#TBT Feeling Big About Going Small With The LeCoultre Baron
Brycen is swimming against the stream with the 26mm LeCoultre Baron on his wrist. If you don’t care what other people think about your wristwatch of choice, a modestly-sized watch can bring unexpected gratification.
I know how Brycen feels. My Mido Radiotime is only 23mm wide, but I wear it more proudly than I wear my Rolex GMT-Master 1675. As much as I like the GMT-Master, there are so many people out there that love it as well. Not only does that make prices for the GMT-Master go higher, but it also makes sporting it a bit of a status game which spoils watch collecting for me. I find wearing a small and often impossible-to-recognize, whatever-style-you-like watch the highest level of watch collecting confidence.
Meeting the LeCoultre Baron
The 31-year-old real estate agent Brycen stumbled upon the Baron quite accidentally, when he and his wife were going through a box of his wife’s grandfather’s forgotten things. “He was an owner and operator of a barbershop.

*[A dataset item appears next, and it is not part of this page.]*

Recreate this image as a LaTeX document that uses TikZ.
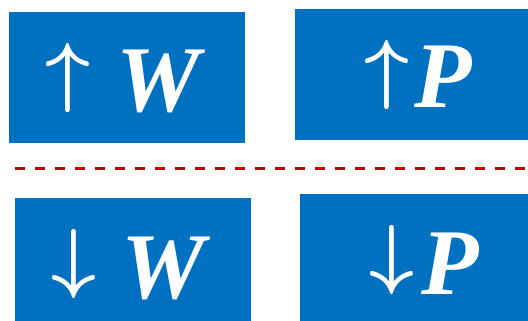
\documentclass[tikz,border=0pt]{standalone}
\usepackage{fontspec}
\usepackage{graphicx}
\newfontfamily\letterfont{Liberation Serif}
\definecolor{boxblue}{HTML}{0070C0}
\definecolor{dashred}{HTML}{C00000}
\newcommand{\bigglyph}[1]{\scalebox{7.8}{\boldmath$#1$}}
\begin{document}
\begin{tikzpicture}[x=1pt,y=-1pt,
  box/.style={fill=boxblue, draw=none, inner sep=0pt},
  arrowglyph/.style={text=white, inner sep=0pt, anchor=center},
  letter/.style={text=white, inner sep=0pt, anchor=base, font=\fontsize{94}{94}\selectfont\letterfont\bfseries\itshape},
  divider/.style={draw=dashred, line width=3pt, dash pattern=on 10pt off 10pt}]
\useasboundingbox (0,0) rectangle (528,321);
\node[box, minimum width=236pt, minimum height=131pt] (tl) at (127,77.5) {};
\node[box, minimum width=233pt, minimum height=131pt] (tr) at (411.5,74.5) {};
\node[box, minimum width=236pt, minimum height=123pt] (bl) at (133,259.5) {};
\node[box, minimum width=228pt, minimum height=127pt] (br) at (414,257.5) {};
\node[arrowglyph] (tla) at (68,78.5) {\bigglyph{\uparrow}};
\node[letter] (tlw) at (158,111) {W};
\node[arrowglyph] (tra) at (387,75) {\bigglyph{\uparrow}};
\node[letter] (trp) at (443,108) {P};
\node[arrowglyph] (bla) at (74,263.5) {\bigglyph{\downarrow}};
\node[letter] (blw) at (163,298) {W};
\node[arrowglyph] (bra) at (392,260) {\bigglyph{\downarrow}};
\node[letter] (brp) at (450,294) {P};
\coordinate (dl) at (15,168);
\coordinate (dr) at (528,168);
\draw[divider] (dl) -- (dr);
\end{tikzpicture}
\end{document}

He was a very chic and stylish individual, so maintaining a proper appearance was considered an important trait. To achieve such a proper appearance, wearing a proper watch was a must,” Brycen starts his story. And the watch he chose in the 1950s was nothing other than the LeCoultre Baron.
LeCoultre vs. Jaeger-LeCoultre
LeCoultre was a marketing vehicle set up as a part of Longines-Wittnauer with the goal to market JLC watches in the United States. There are strong opinions on LeCoultre being a “cheaper” version of JLC, but using the same movements, dials, hands, and crowns makes them essentially the same quality product. The main reason for making LeCoultre “less Swiss” was the fact that most of the LeCoultre cases were made in the US to reduce import costs. Jaeger-LeCoultre, Elgin, Longines, Omega, and even Rolex outsourced their case production during the ’30s, ’40s, and ’50s to a US manufacturer called DiVincenzo & Arienti.
One of LeCoultre’s American lines was called the Baron and Baroness. It was quite a noble name that ran alongside others such as the LeCoultre Aristocrat. The Baron and Baroness were a “his-and-hers pair of elegant watches measuring in at a diminutive 26mm for the gent and 16mm for the lady,” explains Brycen. The Baron was powered by a 17-jewel manual-wind JLC caliber 480/CW, which was in production from 1948 to 1967, according to Blomman Watch Report.
A crystal you don’t want to break
Both the Baron and Baroness came in a 14K white-gold-filled case and were available with a glossy black or white dial. The LeCoultre Baron is a really small watch by today’s standards, but it has a lot of unusual charm. In particular, the diamond-shaped crystal in the square case is a strong attention grabber. While the dial speaks to the elegant, under-the-cuff design, the asymmetry created thanks to the unusual crystal gives the watch a bit of a sporty spirit.
Wrist time
In this article, you can see a picture of the Baron fitted with a 17mm strap on Brycen’s 6.5-inch wrist. “I believe I even prefer this size on the wrist as opposed to my larger watches, at least when attending an elegant event,” says Brycen, who has quite a varied watch collection including a 1978 Rolex Submariner and a 1980s Must de Cartier.
For comparison, the previously mentioned Mido Radiotime only has a 16mm lug width and it too doesn’t feel lost on the wrist. At the end of the day, no matter the watch or wrist size, it’s all about how you feel when wearing your beloved timepiece.